Why would "tested" imply "works real fast in every possible,
including really stupid, setup"?

> and still get lookups at a rate of 5,000 files/sec.

What sort of "lookups" do you think they were talking about?

On what sort of storage systems do you think you get 5,000 random
metadata operations/s?

Can you explain how to get 5,000 *random* metadata lookup/s from
disks that can do 50-100 random IOP/s each?

> That leaves me wondering 2 things. How can we get 5,000
> files/sec for anything and why is our performance dropping off
> so suddenly at after 20k files?

Why do you need to wonder?

Have you read about new amazing techniques like caching in
RAM/flash and scaling via RAID?

Have your read the extensive discussions of metadata and data
performance in the Lustre docs?

> Here is our setup: All IO servers are Dell PowerEdge 2950s. 2
> 8-core sockets with X5355 @ 2.66GHz and 16Gb of RAM. The data
> is on DDN S2A 9550s with 8+2 RAID configuration connected
> directly with 4Gb Fibre channel.

Why do you describe where the data is when you have so far talked
only about the netadata?

Do you have a good idea of the differences (and the different
workloads a described in the Lustre manual) between MDS/MDTs and
OSSes/OSTs?

ALso, if you have a highly parallel program that deals with what
look like millions of tiny files (which looks like an appalling
misdesign to me), why do you run it on a RAID3 (of all things)
storage system?

If you storing the metadata for Lustre on the same storage system
as the data *and* it is a RAID3 setup, WHY WHY WHY?

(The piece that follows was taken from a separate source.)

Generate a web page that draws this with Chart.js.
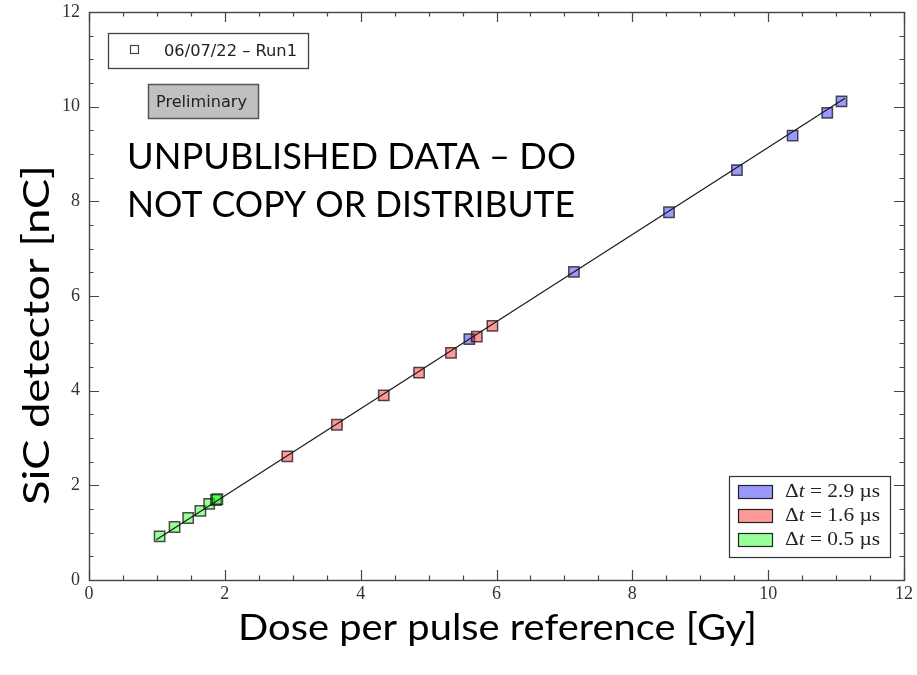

Why haven't you hired Sun/Oracle consultants to design and
configure your metadata and data storage systems?

> They are running RHEL 4.5, Lustre 6.7.2-ddn3, kernel
> 2.6.18-128.7.1.el5.ddn1.l1.6.7.2.ddn3smp

Why are you running a very old version of Lustre (and on RHEL45
of all things, but that is less relevant)?

Are your running the servers in 32b or 64b mode?

> As a side note the users code is Parflow, developed at LLNL.
> The files are SILO files. We have as many as 1.4 million files
> in a single directory

Why hasn't LLNL hired consultants who understand the differences
between file systems and DBMSes to help design ParFlow?

> and we now have half a billion files that we need to deal with
> in one way or another.

To me that means that the application is appallingly written
(there are a lot of those about).

Then perhaps your setup is entirely inappropriate for most types
of workload and even more so for metadata intensive ones, and
maybe Lustre was designed for optimal performnance on large
streaming workloads, so what looks to me an appallingly
misdesigned application works particularly badly in your case.

> The code has already been modified to split the files on newer
> runs until multiple subdirectories, but we're still dealing
> with 10s of thousands of files in a single directory.

To me that's still appalling. There are very good reasons why
file systems and DBMSes both exist, and they are not the same.

> The users have been able to run these data sets on Lustre
> systems at LLNL 3 orders of magnitude faster.

Do you think that LLNL have metadata storage and caches as weak
as yours?

Given how the application is "designed", would it suffer a
colossal performance drop at LLNL too on a suitably larger data
set?

Have you realized by now that Lustre performance is very, very
anisotropic in the space of possible setups and applications?